Barça-Stars in der Einzelkritik
Lionel Messi zeigte sich vor allem vom Einsatz her im Gegensatz zu den Vorrundenspielen stärker. Zwar machte es nicht den Anschein, als ob er in physischer Hinsicht voll auf der Höhe wäre, doch es reichte, um gemeinsam mit Zabaleta die meisten Tacklings zu verzeichnen (6 laut whoscored.com). Dazu kamen noch viele Dribblings und die Tatsache, dass ‘La Pulga’ gemeinsam mit Di María die Schaltzentrale im Offensivspiel der Argentinier war. Die meisten Offensivaktionen gingen über Messi, obwohl er nicht selten teilweise von drei bis vier Spielern umstellt war. Am Ende hatte er wie auch in den letzten Partien entscheidenden Anteil daran, das Spiel siegreich gestaltet zu haben. Sein Assist ebnete Di María den Weg zum Führungstreffer. Im 4-2-1-3 System hielt er sich die meiste Zeit hinter der Spitze Higuaín auf und erledigte die Spielmacherrolle gekonnt. Mit der erneuten Auszeichnung als ‘man of the match’ ist er bei der WM nun der einzige Spieler, der in vier aufeinanderfolgenden Spielen diese Auszeichnung erhielt.
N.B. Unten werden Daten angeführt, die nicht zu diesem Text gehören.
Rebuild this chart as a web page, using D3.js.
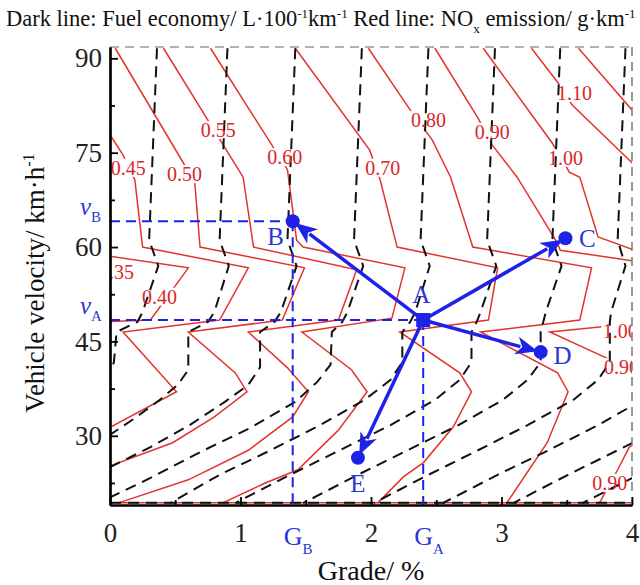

Auch Javier Mascherano zeigte ein insgesamt gutes Spiel. Im direkten Zweikampf war er nur sehr schwer zu bezwingen. ‘El Jefito’ war der Chef ohne Kapitänsbinde auf dem Platz. Er trieb sein Team an und motivierte es auch in der Verlängerung. Dennoch zeigte sich, dass ihm manchmal die Unterstützung im Mittelfeld fehlte. Mascherano konnte das Mittelfeld beim Umschaltspiel der Schweizer nicht immer zusammenhalten und so schaffte es die Schweiz auch, Druck auf die Defensive Argentiniens auszuüben. Die meiste Zeit allerdings war es eine abgeklärte Leistung, an der Mascherano wesentlichen Anteil dazu beitrug.